We investigated significantly enriched KEGG pathways and the key target genes associated with these pathways. Our findings were in line with a range of previous studies, with respect to choline metabolism [27], the Ras-Raf-ERK signaling pathway [28], the estrogen receptor pathway [29], MAPK1 [30], PRKCB [31], PIK3CA [31], NRAS [32], PIK3R3 [33] and SOS1 [34]. These pathways have all been demonstrated to play vital roles in the aggressiveness, growth, and metastasis of OVC. Further biological experiments are needed to reveal the underlying molecular mechanisms associated with the present microRNA signature.

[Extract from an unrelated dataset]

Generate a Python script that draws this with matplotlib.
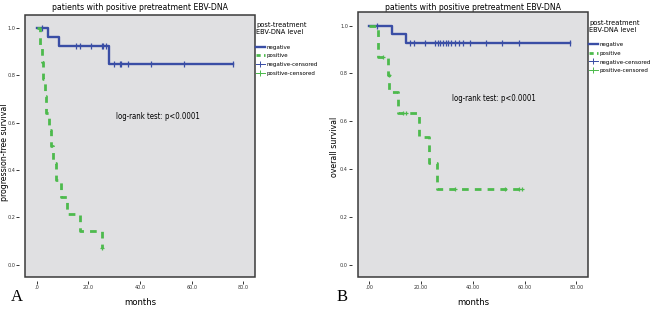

The limitations of this study are as follows. First, although the 6 microRNAs have been validated by the recruited cohort to be correlated with the prognosis of OVC patients, further validations should be carried out to test the performance of the 6-microRNA risk score system in clinical patients management including the prognosis and therapy. Second, we only had limited TCGA clinical data for our patients; thus, we could not perform subgroup analysis by stratifying more clinicopathological factors. Third, the precise molecular mechanisms underlying the action of the six-microRNAs remains to be further explored in patients with OVC. The proposed key pathways regulated by miRNA through modulation of the gene-expression should be validated by experimentation at the functional level using a model system in the future.

Conclusions

In summary, we constructed a prognostic model for OVC based on a six-microRNA signature (hsa-miR-3074-5p, hsa-miR-758-3p, hsa-miR-877-5p, hsa-miR-760, hsa-miR-342-5p and hsa-miR-6509-5p). The risk score system exhibited significant prognostic value for OVC patients. Clinical experiments further proved that the six-microRNA signature were useful prognostic biomarkers for OVC and may provide novel insights for unraveling the pathogenesis of OVC. These six microRNAs could potentially serve as biomarkers for prognostic stratification and individualized surveillance of patients with OVC.